Após quinze anos de vigência, a polêmica Lei de Alienação Parental está a um passo de ser extinta no Brasil. O projeto de revogação da norma foi aprovado pela Comissão de Constituição e Justiça (CCJ) da Câmara dos Deputados na última quarta-feira, 4 de dezembro de 2025, e agora segue para análise do Senado Federal.
Da proteção à distorção: a história da lei
Sancionada em 2010 com o número 12.318, a Lei de Alienação Parental foi criada com um objetivo nobre: proteger crianças e adolescentes da manipulação psicológica por parte de um dos genitores durante processos de separação. A ideia era coibir práticas em que um pai ou mãe tentasse, de forma sistemática, desqualificar o outro progenitor, prejudicando a formação de vínculos familiares saudáveis.
A legislação previa punições para quem praticasse a alienação, que podiam ir desde multas até a alteração da guarda ou a suspensão da autoridade parental. No entanto, o que era uma ferramenta de proteção se transformou, na prática, em um instrumento de defesa para agressores, segundo apontam especialistas e a própria Defensoria Pública da União.
Como a lei passou a blindar abusadores
O grande problema identificado por advogados e defensores de direitos humanos foi a apropriação da lei por pais acusados de violência. Em muitos casos, quando a mãe denunciava agressões físicas, psicológicas ou sexuais, o suposto agressor usava a acusação de alienação parental como contra-ataque.
Victória Araújo Acosta, advogada especialista em direito da família e violência doméstica, explica o fenômeno: "Em muitos casos, a resistência da criança ao convívio com o pai decorre de histórico de violência, negligência ou ausência paterna. Ainda assim, a responsabilidade é deslocada para a mãe, sob a acusação de alienação".
Para a especialista, a lei falhou em seu propósito original e permitiu que "genitores violentos, ausentes e irresponsáveis" invertessem a lógica das acusações, colocando as vítimas em situação de ainda maior vulnerabilidade.
Crescimento alarmante de processos
Os números comprovam a distorção no uso da legislação. Dados do Conselho Nacional de Justiça (CNJ) revelam que o total de ações movidas com base na Lei de Alienação Parental cresceu mais de dez vezes em uma década.
Em 2014, foram registrados 401 processos. Já em 2023, esse número saltou para mais de 5.000 casos. Para Victória Acosta, esse cenário inibe vítimas de violência doméstica a denunciarem seus agressores, por medo de retaliação envolvendo os filhos.
"Muitas mulheres deixam de relatar abusos, especialmente os de difícil comprovação imediata, porque sabem que uma das consequências previstas na lei é a alteração de guarda", avalia a advogada.

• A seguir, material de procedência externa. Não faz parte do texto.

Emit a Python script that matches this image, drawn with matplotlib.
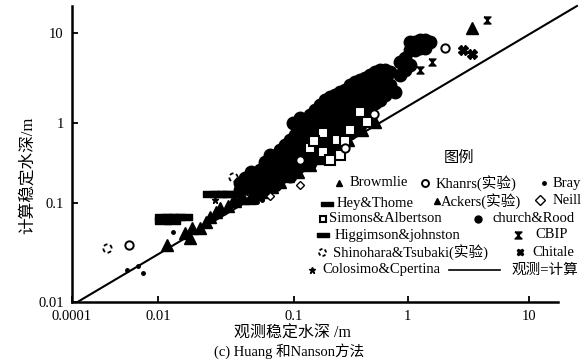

O caminho para a revogação
A votação na CCJ foi uma das mais apertadas da história recente da comissão, com confronto entre parlamentares de direita (majoritariamente favoráveis à manutenção da lei) e esquerda (com maioria contrária). Ao final, a proposta de revogação passou com 37 votos a favor e 28 contra.
A relatora do projeto, deputada federal Laura Carneiro (PSD-RJ), justificou a posição em seu parecer: "Passados doze anos desde a sanção desta norma, concluiu-se que ela não apenas não gerou os efeitos desejados, ou seja, os de reduzir atos abusivos de genitores no processo de separação e disputa por custódia, como tem sido aplicada de maneira a gerar problemas ainda mais graves que aqueles que pretendia mitigar".
Agora, o projeto segue para o Senado, onde será analisado e poderá ser votado. Se aprovado pelos senadores e sancionado, a Lei de Alienação Parental deixará de existir após 15 anos de polêmicas e debates acalorados no Judiciário e na sociedade.
Posicionamento institucional e o futuro
A Defensoria Pública da União já havia se posicionado, em 2024, pela retirada do termo "alienação parental" do ordenamento jurídico brasileiro. O argumento do órgão é que não há base científica sólida para sua aplicação e que a lei se tornou uma estratégia de "violência processual" contra mulheres vítimas de agressão doméstica.
Com a possível extinção da lei, especialistas esperam que as disputas de guarda e as denúncias de violência familiar sejam analisadas com base em evidências concretas e laudos especializados, sem a sombra da acusação genérica de alienação parental que, segundo eles, silenciou inúmeras vítimas ao longo dos últimos anos.